I have located this: Fish Mox - Amoxicillin 250 mg. It is priced at $18.49 for 100 capsules, so I thought I'd get some. I suppose I could use it for the family, but I mainly want it for the cats. It costs $39 just to walk in my vet's door and usually all they need is the Amoxicillin. I'm wondering how long it will be good? I am allergic to Penicillin, so I assume I can't use this for myself either.

Nomad


----------



## sisterpine (May 9, 2004)

Nomad, My doc says generally good for a year "however" after a year they become slightly less effective.

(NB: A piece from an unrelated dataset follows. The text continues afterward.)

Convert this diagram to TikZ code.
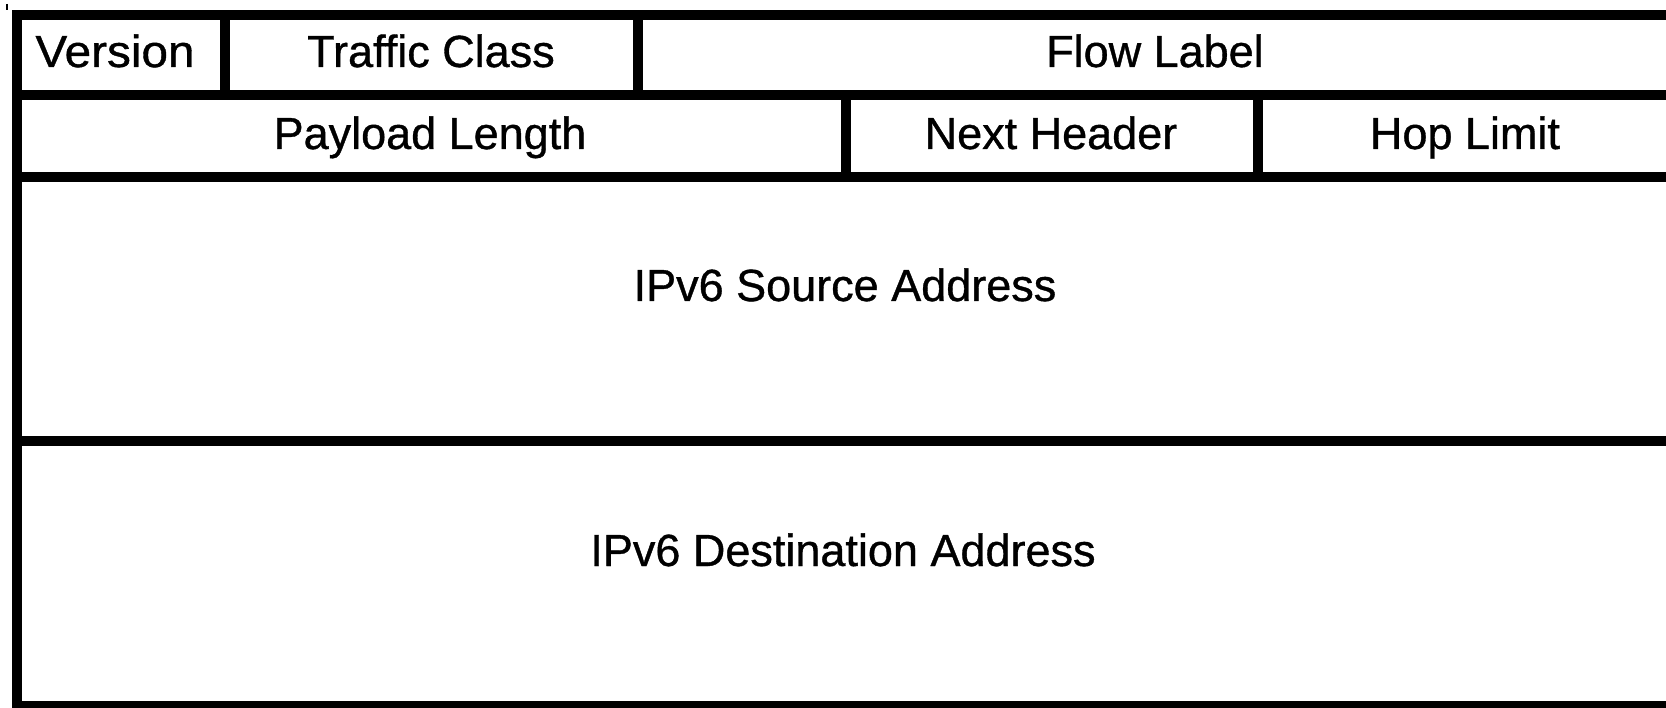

I get the fixh flex forte as I am also allergic to penn but can take Keflex (which this is) I buy a few hundred and leave the package sealed and then I over seal them in my food sealer for longer term storage.KC


----------



## Nomad (Dec 19, 2002)

sisterpine said:


> Nomad, My doc says generally good for a year "however" after a year they become slightly less effective. I get the fixh flex forte as I am also allergic to penn but can take Keflex (which this is) I buy a few hundred and leave the package sealed and then I over seal them in my food sealer for longer term storage.KC


Can cats take that? This is more for them than people. My cat lady swears by Amoxicillin for all of her rescues.

Nomad

I just checked and the cost is $29.99 for 100 of the 250 mg. That's quite a bit higher than the Fish Mox.


----------



## sss3 (Jul 15, 2007)

Sisterpine, thanks for posting that. I think I'm allergic to Keflex.


----------



## janetn (Apr 26, 2012)

It depends on how and where you store it - a cool dark place is the best. Also it depends on the antibiotic and whether its in a dry formulation or suspension or if its to be recontituted. BTW Amoxicillian is not a broad spectrum antibiotic, which means it doesnt work very well on a lot of different bugs [illnesses] Plus its a rather old antibiotic and a lot of bugs are resistant to it. If you are going to get antibiotics you also need to get the knowledge of where when and what to use it for as well as what class its in [ for allergies to antibiotics] Antibiotics are grouped into classes - that would give you an idea of cross sensitivity aka if you are allergic to Amox what other antibiotics are closely related to amox hence the likelyhood of you being allergic to tham as well. A good drug book is essential. As well as some knowledge as to what antibiotics are good for what illnesses.


----------



## goatlady (May 31, 2002)

Nomad, dosage for cats is usually 5 or 10 mg tops! Give your cat 250 mg of antibiotic in 1 pill and you will have a dead cat, guy. That "fish" stuff is packed for human dosages, not cats and dogs.


----------



## Sarah J (Jun 28, 2003)

I work at a vet clinic. Standard dosing for an adult cat is 50 mg twice daily, usually in liquid form. Half that for kittens.


----------



## mekasmom (Jan 19, 2010)

It would be difficult to OD a cat on antibiotics at that small of a dose. Diarrhea? yes Dead cat? no


----------



## sisterpine (May 9, 2004)

My dog who is kind of small 19 pounds was taking keflex 500 mg TID for a month and managed to survive???


----------



## goatlady (May 31, 2002)

Interesting differences - the tablets of amoxicillin I have for my cat are 10 mg tabs.


----------